To use the compiled version of the single files, located in bin/
, you might want to check for missing libraries by running the command:
ldd bin/*
Or it's possible to check a specific executable (ex: FILENAME), running the command:
ldd bin/FILENAME
If you have all the required libraries, you can run every program using the run_all.sh
script. You must pass to the script three integer parameters:
- SMALLER_MATRIX_SIZE: the smallest square matrix of size SMALLER_MATRIX_SIZExSMALLER_MATRIX_SIZE the programs will multiply and invert
- BIGGEST_MATRIX_SIZE: the biggest square matrix of size BIGGEST_MATRIX_SIZExBIGGEST_MATRIX_SIZE the programs will multiply and invert
- GROWING_STEP: the programs will keep adding this number to SMALLER_MATRIX_SIZE and executing multiplication and inversion, until it reaches BIGGEST_MATRIX_SIZE
You can run the programs with:
chmod +x run_all.sh
./compiler.sh [SMALLER_MATRIX_SIZE] [BIGGEST_MATRIX_SIZE] [GROWING_STEP]
For example:
chmod +x run_all.sh
./compiler.sh 100 1400 100
You can found further instructions on how to run single programs inside the run_all.sh
script.
If no DEBUG
variable is setted, almost no output will show. At the end of the execution, you will have a csv/
folder, containing several files that are used to track the executing times of each code section, as described below.
By running the graph_plot.py
script with the command
python graph_plot.py
You can plot the data stored inside the csv/
folder. More information on how to edit this program can be found in the file itself.
This will show many plots, each one with matrix dimension (only the width is shown, as they are square matrices) on the x-axis and times (in seconds) on y-axis:
- The
multiplication_
andinversion_
ones shows how much time every program spent computing the matrices inversion and multiplication - The
multiplication_CU
andinversion_CU
ones shows how much time CUDA (the 'DA' line) and CUBLAS (the 'BLAS' line) programs spent in computing the matrices inversion and multiplication *The four graphs on the second row, shows how much time of the total computation was spent for passing the matrices values to the GPU (load_multiplication_
andload_inversion_
) and to read the resulting matrices back (read_multiplication_
andload_inversion_
)
The plots shown above was generated running this project on Debian Wheezy with an Intel Core i5 4690 Quad core 3.5GHz CPU and nVidia GeForce GTX970 GPU
We tried to confront different approaches for matrix operations, but because the GPU needs to hold the data in his own RAM, it was not sufficent to measure only the computation time to generate the output matrix, but also the transfer times from the system RAM to the GPU and the copyback (GPU to RAM) times. It was right to emphasize transfer times from CPU to GPU beacuse they produce a remarkable difference in the output times of multiplied and inverted matrices.

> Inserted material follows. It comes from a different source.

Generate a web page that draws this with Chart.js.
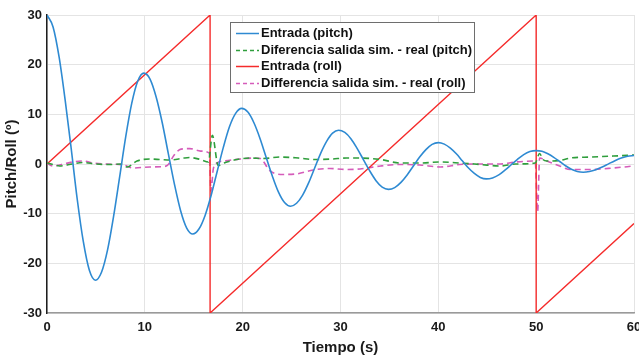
<!DOCTYPE html>
<html>
<head>
<meta charset="utf-8">
<script src="https://cdn.jsdelivr.net/npm/chart.js@4/dist/chart.umd.min.js"></script>
<style>
  html, body { margin: 0; padding: 0; background: #ffffff; }
  #wrap { width: 639px; height: 357px; position: relative; }
</style>
</head>
<body>
<div id="wrap"><canvas id="c" width="639" height="357"></canvas></div>
<script>
// Pitch input (damped oscillation)
const pitchTime = [
  0,0.62,1.24,1.86,2.48,3.09,3.71,4.33,
  4.95,5.57,6.19,6.81,7.43,8.04,8.66,9.28,
  9.9,10.53,11.15,11.78,12.4,13.03,13.65,14.28,
  14.9,15.53,16.15,16.78,17.4,18.03,18.65,19.28,
  19.9,20.53,21.15,21.78,22.4,23.03,23.65,24.28,
  24.9,25.51,26.13,26.74,27.35,27.96,28.58,29.19,
  29.8,30.44,31.08,31.71,32.35,32.99,33.63,34.26,
  34.9,35.54,36.18,36.81,37.45,38.09,38.73,39.36,
  40,40.61,41.23,41.84,42.45,43.06,43.68,44.29,
  44.9,45.54,46.18,46.81,47.45,48.09,48.73,49.36,
  50,50.6,51.2,51.8,52.4,53.0,53.6,54.2,
  54.8,55.45,56.1,56.75,57.4,58.05,58.7,59.35,60
];
const pitchInput = [
  30,27.6,21.5,12.8,3.0,-7.1,-15.6,-21.4,
  -23.4,-21.8,-17.3,-10.5,-2.55,5.4,12.2,16.7,
  18.3,17.1,13.55,8.3,2.1,-4.1,-9.35,-12.9,
  -14.1,-13.1,-10.4,-6.3,-1.45,3.4,7.5,10.2,
  11.2,10.45,8.3,5.1,1.35,-2.4,-5.6,-7.75,
  -8.5,-7.9,-6.25,-3.8,-0.85,2.1,4.55,6.2,
  6.8,6.35,5.05,3.1,0.85,-1.4,-3.35,-4.65,
  -5.1,-4.75,-3.7,-2.2,-0.4,1.4,2.9,3.95,
  4.3,4.0,3.2,2.05,0.65,-0.75,-1.9,-2.7,
  -3.0,-2.8,-2.2,-1.25,-0.15,0.95,1.9,2.5,
  2.7,2.55,2.05,1.35,0.5,-0.35,-1.05,-1.5,
  -1.65,-1.52,-1.16,-0.62,0.03,0.67,1.21,1.57,1.7
];

// Pitch: simulated minus real output
const pitchDiffTime = [0,0.6,1.3,2.6,3.7,5.0,6.5,7.5,8.2,9.2,10.5,11.6,12.6,14.0,14.6,15.7,16.5,16.9,17.5,18.1,19.4,20.7,22.1,23.8,25.7,27.4,29.1,30.6,32.0,34.1,36.1,38.1,40.2,42.2,44.3,46.3,47.9,49.9,50.35,50.7,51.1,52.4,53.5,55.5,57.9,60];
const pitchDiff = [0.2,-0.1,-0.4,0.0,0.3,0.0,-0.1,0.0,-0.6,0.6,1.0,0.9,0.8,1.2,1.3,0.9,0.4,5.8,-0.3,0.2,0.9,1.2,1.1,1.4,1.2,0.9,1.0,1.2,1.2,0.9,0.2,0.2,0.4,0.2,-0.1,-0.4,0.0,0.2,2.1,0.9,0.6,0.7,1.2,1.4,1.6,1.8];

// Roll input (sawtooth)
const rollTime = [0,16.67,16.67,50,50,60];
const rollInput = [0,30,-30,30,-30,-12];

// Roll: simulated minus real output
const rollDiffTime = [0,0.6,1.5,2.6,3.7,4.7,6.1,7.8,8.8,10.5,12.0,12.4,13.0,13.7,14.6,15.7,16.6,16.75,17.0,17.35,18.1,19.8,21.1,21.8,22.8,24.2,25.5,27.2,28.9,30.6,32.0,34.1,36.1,38.1,40.2,42.2,44.3,46.3,47.9,49.9,50.15,50.35,51.1,52.4,53.5,55.5,57.9,60];
const rollDiff = [0.2,-0.4,-0.1,0.4,0.6,0.2,0.0,-0.2,-0.8,-0.6,-0.5,-0.1,1.8,3.0,3.1,2.6,2.2,-5.5,-1.0,0.2,0.6,1.0,1.2,1.1,-1.4,-2.1,-2.0,-1.2,-0.9,-1.1,-1.0,-0.4,-0.1,-0.2,-0.6,-0.1,0.0,0.0,0.4,0.6,-9.6,1.2,0.6,-0.4,-1.1,-1.1,-0.8,-0.4];

const seriesLabels = [
  'Entrada (pitch)',
  'Diferencia salida sim. - real (pitch)',
  'Entrada (roll)',
  'Differencia salida sim. - real (roll)'
];
const xTicks = [0, 10, 20, 30, 40, 50, 60];
const yTicks = [-30, -20, -10, 0, 10, 20, 30];

const BLUE = '#2e8ad2';
const GREEN = '#2f9e3c';
const RED = '#f52b2b';
const MAGENTA = '#d55cba';
const DASH = [6, 4];
const FONT = "'Liberation Sans', Arial, Helvetica, sans-serif";

function pairs(xs, ys) {
  return xs.map((x, i) => ({ x: x, y: ys[i] }));
}

const datasets = [
  { label: seriesLabels[0], data: pairs(pitchTime, pitchInput), borderColor: BLUE, borderWidth: 1.6, cubicInterpolationMode: 'monotone' },
  { label: seriesLabels[1], data: pairs(pitchDiffTime, pitchDiff), borderColor: GREEN, borderWidth: 1.6, borderDash: DASH, cubicInterpolationMode: 'monotone' },
  { label: seriesLabels[2], data: pairs(rollTime, rollInput), borderColor: RED, borderWidth: 1.4, tension: 0 },
  { label: seriesLabels[3], data: pairs(rollDiffTime, rollDiff), borderColor: MAGENTA, borderWidth: 1.6, borderDash: DASH, cubicInterpolationMode: 'monotone' }
];

// Boxed legend drawn inside the plot area, on top of the lines
const boxLegend = {
  id: 'boxLegend',
  afterDraw(chart) {
    const ctx = chart.ctx;
    const a = chart.chartArea;
    const bx = a.left + 183, by = a.top + 7, bw = 244, bh = 70;
    ctx.save();
    ctx.fillStyle = '#ffffff';
    ctx.fillRect(bx, by, bw, bh);
    ctx.strokeStyle = '#6e6e6e';
    ctx.lineWidth = 1;
    ctx.strokeRect(bx + 0.5, by + 0.5, bw, bh);
    ctx.font = 'bold 13px ' + FONT;
    ctx.textBaseline = 'middle';
    ctx.textAlign = 'left';
    chart.data.datasets.forEach((ds, i) => {
      const y = by + 11 + i * 16.6;
      ctx.strokeStyle = ds.borderColor;
      ctx.lineWidth = 1.5;
      ctx.setLineDash(ds.borderDash ? [4, 3] : []);
      ctx.beginPath();
      ctx.moveTo(bx + 6, Math.round(y) + 0.5);
      ctx.lineTo(bx + 29, Math.round(y) + 0.5);
      ctx.stroke();
      ctx.setLineDash([]);
      ctx.fillStyle = '#111111';
      ctx.fillText(ds.label, bx + 31, y + 0.5);
    });
    ctx.restore();
  }
};

new Chart(document.getElementById('c'), {
  type: 'line',
  data: { datasets: datasets },
  options: {
    responsive: false,
    animation: false,
    devicePixelRatio: 1,
    layout: { padding: { left: 0, right: 5, top: 15, bottom: 0 } },
    elements: { point: { radius: 0 }, line: { fill: false } },
    plugins: { legend: { display: false }, tooltip: { enabled: false } },
    scales: {
      x: {
        type: 'linear',
        min: 0, max: 60,
        afterBuildTicks(scale) { scale.ticks = xTicks.map(v => ({ value: v })); },
        afterFit(scale) { scale.height = 44; scale.paddingLeft = 0; scale.paddingRight = 0; },
        grid: { color: '#e4e4e4', lineWidth: 1, drawTicks: false },
        border: { color: '#9a9a9a', width: 1.5 },
        ticks: { padding: 7, color: '#1a1a1a', font: { family: FONT, size: 13, weight: 'bold' }, maxRotation: 0 },
        title: { display: true, text: 'Tiempo (s)', color: '#1a1a1a', font: { family: FONT, size: 15, weight: 'bold' }, padding: { top: 0, bottom: 0 } }
      },
      y: {
        type: 'linear',
        min: -30, max: 30,
        afterBuildTicks(scale) { scale.ticks = yTicks.map(v => ({ value: v })); },
        afterFit(scale) { scale.width = 47; scale.paddingTop = 0; scale.paddingBottom = 0; },
        grid: { color: '#e4e4e4', lineWidth: 1, drawTicks: false },
        border: { color: '#1e1e1e', width: 1.5 },
        ticks: { padding: 5, color: '#1a1a1a', font: { family: FONT, size: 13, weight: 'bold' } },
        title: { display: true, text: 'Pitch/Roll (º)', color: '#1a1a1a', font: { family: FONT, size: 15, weight: 'bold' }, padding: { top: 3, bottom: 0 } }
      }
    }
  },
  plugins: [boxLegend]
});
</script>
</body>
</html>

We have timed with CUDA events the following instructions in cuda.cu
and cublas.cu
:
cuda.cu
To copy the matrices A and B from RAM to GPU RAM
status = cudaMemcpy(gpu_inv_A, M, data_size, cudaMemcpyHostToDevice);
status = cudaMemcpy(gpu_inv_I, D, data_size, cudaMemcpyHostToDevice);
cudaDeviceSynchronize();
To copy back matrices from GPU RAM to RAM
status = cudaMemcpy(M, gpu_inv_A, data_size, cudaMemcpyDeviceToHost);
status = cudaMemcpy(D, gpu_inv_I, data_size, cudaMemcpyDeviceToHost);
cudaDeviceSynchronize();
cublas.cu
To copy matrices A and B from RAM to GPU RAM
status = cudaMemcpy(gpu_A, A, data_size,cudaMemcpyHostToDevice); //copy gpu_A <-A
status = cudaMemcpy(gpu_D, D, data_size,cudaMemcpyHostToDevice); //copy gpu_D <-D
cusolverStatus = cusolverDnSgetrf_bufferSize(cuhandle,dim,dim,gpu_A,dim,&Lwork);
And copy back to GPU RAM to RAM
status = cudaMemcpy (&info_gpu , gpu_info , sizeof(int), cudaMemcpyDeviceToHost );
status = cudaMemcpy(C, gpu_D , dim*dim*sizeof(float), cudaMemcpyDeviceToHost);
cudaDeviceSynchronize();
Aside from these particular steps for the GPU, every program used exactly the same algorithm for multiplicating and inverting (gauss jordan, implemented in 3 steps: the "upper triangular reduction", "low triangular reduction" and "scaling"), only written using the different approaches, except for CUBLAS, that uses an LU factorization and solves the generic system AxB=I).
So, every other timed portion (timed with CHRONO for the CPU and CUDA events for the GPU) issues only the instructions that produces the output. For example, in cuda.cu
and multithread.cpp
:
cuda.cu
for(int i=0;i<dim-1;i++)
upperReduction <<< blocksPerGrid, threadsPerBlock >>> (gpu_inv_A, gpu_inv_I, dim, i);
for(int i=dim-1;i>0;i--)
lowerReduction <<< blocksPerGrid, threadsPerBlock >>> (gpu_inv_A, gpu_inv_I, dim, i);
scale <<< blocksPerGrid, threadsPerBlock >>> (gpu_inv_A, gpu_inv_I, dim);
multithread.cpp
for(int i=0; i<thread_number; i++){
params[i].x = i*dim/thread_number;
params[i].y = MIN((i+1)*dim/thread_number,dim);
pthread_create(&threads[i],NULL,thread_mat_mul,(void*)¶ms[i]);
}
for (int i=0; i<thread_number; i++)
pthread_join(threads[i],NULL);
A more detailed explanation of the timing was realized can be found inside the various files.